[Rows from a dataset of charts and code]
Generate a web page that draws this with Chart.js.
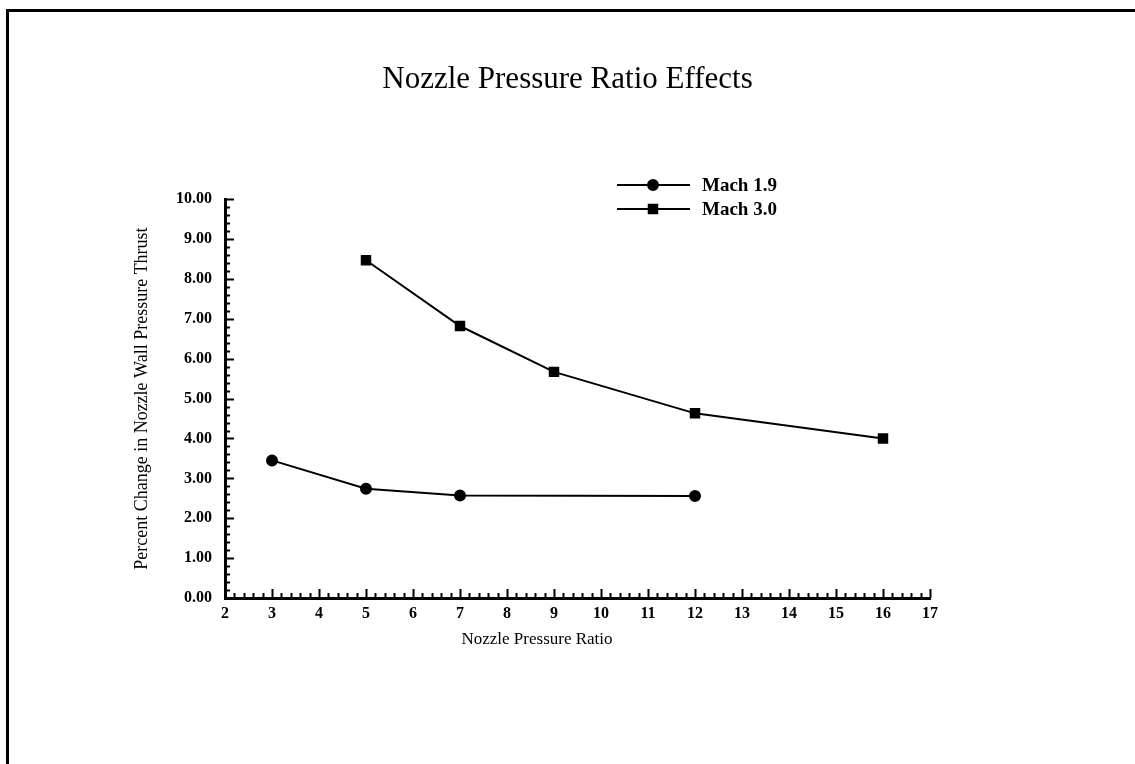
<!DOCTYPE html>
<html>
<head>
<meta charset="utf-8">
<script src="https://cdn.jsdelivr.net/npm/chart.js@4.4.0/dist/chart.umd.min.js"></script>
<style>
  html, body { margin: 0; padding: 0; background: #fff; }
  #wrap { position: relative; width: 1135px; height: 764px; overflow: hidden; }
  #frame { position: absolute; left: 6px; top: 9px; right: -10px; bottom: -10px; border-left: 3px solid #000; border-top: 3px solid #000; }
  canvas { position: absolute; left: 0; top: 0; }
</style>
</head>
<body>
<div id="wrap">
  <div id="frame"></div>
  <canvas id="nprChart" width="1135" height="764"></canvas>
</div>
<script>
// values
const mach19Ratio = [3, 5, 7, 12];
const mach19Change = [3.45, 2.74, 2.57, 2.56];
const mach30Ratio = [5, 7, 9, 12, 16];
const mach30Change = [8.47, 6.82, 5.67, 4.63, 4.00];
const seriesNames = ['Mach 1.9', 'Mach 3.0'];
const xTickLabels = ['2', '3', '4', '5', '6', '7', '8', '9', '10', '11', '12', '13', '14', '15', '16', '17'];
const yTickLabels = ['0.00', '1.00', '2.00', '3.00', '4.00', '5.00', '6.00', '7.00', '8.00', '9.00', '10.00'];
const xAxisTitle = 'Nozzle Pressure Ratio';

const serif = "'Liberation Serif', 'Times New Roman', serif";
const black = '#000';

function toPoints(xs, ys) {
    return xs.map((x, i) => ({ x: x, y: ys[i] }));
}

// small inward tick marks, major + minor, like the original plot
const tickMarks = {
    id: 'tickMarks',
    afterDraw(chart) {
        const { ctx, chartArea: a, scales: { x, y } } = chart;
        ctx.save();
        ctx.strokeStyle = black;
        ctx.lineWidth = 2;
        ctx.beginPath();
        for (let i = 0; i <= 50; i++) {
            const p = Math.round(y.getPixelForValue(i * 0.2)) + 0.5;
            const len = i % 5 === 0 ? 9 : 5;
            ctx.moveTo(a.left, p);
            ctx.lineTo(a.left + len, p);
        }
        for (let i = 0; i <= 75; i++) {
            const p = Math.round(x.getPixelForValue(2 + i * 0.2)) + 0.5;
            const len = i % 5 === 0 ? 9 : 5;
            ctx.moveTo(p, a.bottom);
            ctx.lineTo(p, a.bottom - len);
        }
        ctx.stroke();
        ctx.restore();
    }
};

// legend: short line with the marker in the middle, then the name
// also the x axis title, which sits left of centre in the original
const lineLegend = {
    id: 'lineLegend',
    afterDraw(chart) {
        const { ctx, chartArea: a } = chart;
        const left = 617, top = 185;
        ctx.save();
        chart.data.datasets.forEach((ds, i) => {
            const yy = top + i * 24;
            ctx.strokeStyle = black;
            ctx.lineWidth = 2;
            ctx.beginPath();
            ctx.moveTo(left, yy);
            ctx.lineTo(left + 73, yy);
            ctx.stroke();
            Chart.helpers.drawPoint(ctx, {
                pointStyle: ds.pointStyle,
                radius: ds.pointRadius,
                borderWidth: 1,
                rotation: 0
            }, left + 36, yy);
            ctx.fillStyle = black;
            ctx.fill();
            ctx.font = 'bold 19px ' + serif;
            ctx.textBaseline = 'middle';
            ctx.textAlign = 'left';
            ctx.fillText(ds.label, left + 85, yy + 1);
        });
        ctx.font = '17px ' + serif;
        ctx.textAlign = 'center';
        ctx.textBaseline = 'middle';
        ctx.fillText(xAxisTitle, 537, a.bottom + 42);
        ctx.restore();
    }
};

const ctx = document.getElementById('nprChart').getContext('2d');
new Chart(ctx, {
    type: 'line',
    data: {
        datasets: [
            {
                label: seriesNames[0],
                data: toPoints(mach19Ratio, mach19Change),
                borderColor: black,
                backgroundColor: black,
                borderWidth: 2,
                pointStyle: 'circle',
                pointRadius: 5,
                tension: 0
            },
            {
                label: seriesNames[1],
                data: toPoints(mach30Ratio, mach30Change),
                borderColor: black,
                backgroundColor: black,
                borderWidth: 2,
                pointStyle: 'rect',
                pointRadius: 6,
                tension: 0
            }
        ]
    },
    options: {
        responsive: false,
        animation: false,
        devicePixelRatio: 1,
        layout: { padding: { left: 0, right: 0, top: 0, bottom: 106 } },
        plugins: {
            legend: { display: false },
            tooltip: { enabled: false },
            title: {
                display: true,
                text: 'Nozzle Pressure Ratio Effects',
                color: black,
                font: { family: serif, size: 31, weight: 'normal' },
                padding: { top: 61, bottom: 101 }
            }
        },
        scales: {
            x: {
                type: 'linear',
                min: 2,
                max: 17,
                grid: { display: false, drawTicks: false },
                border: { display: true, width: 3, color: black },
                ticks: {
                    stepSize: 1,
                    color: black,
                    padding: 6,
                    font: { family: serif, size: 16, weight: 'bold' },
                    callback: (v) => xTickLabels[v - 2]
                },
                afterFit: (s) => { s.height = 60; }
            },
            y: {
                min: 0,
                max: 10,
                grid: { display: false, drawTicks: false },
                border: { display: true, width: 3, color: black },
                ticks: {
                    stepSize: 1,
                    color: black,
                    padding: 13,
                    font: { family: serif, size: 16, weight: 'bold' },
                    callback: (v) => yTickLabels[v]
                },
                title: {
                    display: true,
                    text: 'Percent Change in Nozzle Wall Pressure Thrust',
                    color: black,
                    font: { family: serif, size: 18 },
                    padding: { top: 131, bottom: 0 }
                },
                afterFit: (s) => { s.width = 225; }
            },
            // empty right-hand gutter so the title centres on the page
            gutter: {
                type: 'linear',
                position: 'right',
                display: true,
                grid: { display: false, drawTicks: false },
                border: { display: false },
                ticks: { display: false },
                afterFit: (s) => { s.width = 205; }
            }
        }
    },
    plugins: [tickMarks, lineLegend]
});
</script>
</body>
</html>
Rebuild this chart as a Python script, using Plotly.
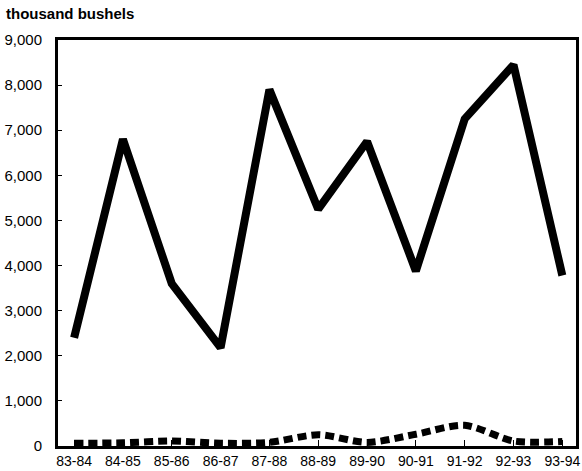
import plotly.graph_objects as go

categories = ["83-84", "84-85", "85-86", "86-87", "87-88", "88-89",
              "89-90", "90-91", "91-92", "92-93", "93-94"]
solid_values = [2400, 6800, 3600, 2180, 7900, 5250, 6750, 3880, 7250, 8450, 3780]
dotted_values = [60, 70, 110, 60, 80, 250, 80, 260, 460, 110, 100]
y_ticks = [0, 1000, 2000, 3000, 4000, 5000, 6000, 7000, 8000, 9000]
y_tick_labels = ["0", "1,000", "2,000", "3,000", "4,000", "5,000",
                 "6,000", "7,000", "8,000", "9,000"]

x_idx = list(range(len(categories)))

fig = go.Figure()
fig.add_trace(go.Scatter(
    x=x_idx, y=dotted_values, mode="lines",
    line=dict(color="black", width=7, dash="9px,5px", shape="spline", smoothing=0.8),
    hoverinfo="skip", showlegend=False, cliponaxis=False,
))
fig.add_trace(go.Scatter(
    x=x_idx, y=solid_values, mode="lines",
    line=dict(color="black", width=8),
    hoverinfo="skip", showlegend=False,
))

fig.update_layout(
    width=582, height=471,
    margin=dict(l=58, r=6, t=40, b=25),
    paper_bgcolor="white", plot_bgcolor="white",
    font=dict(family="Liberation Sans, Arial, sans-serif", size=15, color="black"),
    annotations=[dict(
        text="<b>thousand bushels</b>", x=0, y=1, xref="paper", yref="paper",
        xshift=-54, yshift=37, xanchor="left", yanchor="top", showarrow=False,
        font=dict(size=15, color="black"),
    )],
)
fig.update_xaxes(
    range=[-0.33, 10.28], tickmode="array", tickvals=x_idx, ticktext=categories,
    showline=True, linecolor="black", linewidth=3, mirror=True,
    ticks="inside", ticklen=6, tickwidth=1, tickcolor="black",
    showgrid=False, zeroline=False, tickfont=dict(size=14),
    ticklabelstandoff=0, automargin=False,
)
fig.update_yaxes(
    range=[0, 9000], tickmode="array", tickvals=y_ticks, ticktext=y_tick_labels,
    showline=True, linecolor="black", linewidth=3, mirror=True,
    ticks="inside", ticklen=4, tickwidth=1, tickcolor="black",
    showgrid=False, zeroline=False, tickfont=dict(size=15),
    ticklabelstandoff=10, automargin=False,
)

fig.write_html(
    "out.html",
    config={"displayModeBar": False, "staticPlot": True},
    post_script="document.body.style.margin='0';document.body.style.overflow='hidden';",
)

### What is asked
The first line to give again is the one with "Rebuild this chart", and the last is the one with "x_idx = list(range(len(categories)))". Repeat them and everything between exactly, minus the pictures.

### Correct answer
Rebuild this chart as a Python script, using Plotly.
import plotly.graph_objects as go

categories = ["83-84", "84-85", "85-86", "86-87", "87-88", "88-89",
              "89-90", "90-91", "91-92", "92-93", "93-94"]
solid_values = [2400, 6800, 3600, 2180, 7900, 5250, 6750, 3880, 7250, 8450, 3780]
dotted_values = [60, 70, 110, 60, 80, 250, 80, 260, 460, 110, 100]
y_ticks = [0, 1000, 2000, 3000, 4000, 5000, 6000, 7000, 8000, 9000]
y_tick_labels = ["0", "1,000", "2,000", "3,000", "4,000", "5,000",
                 "6,000", "7,000", "8,000", "9,000"]

x_idx = list(range(len(categories)))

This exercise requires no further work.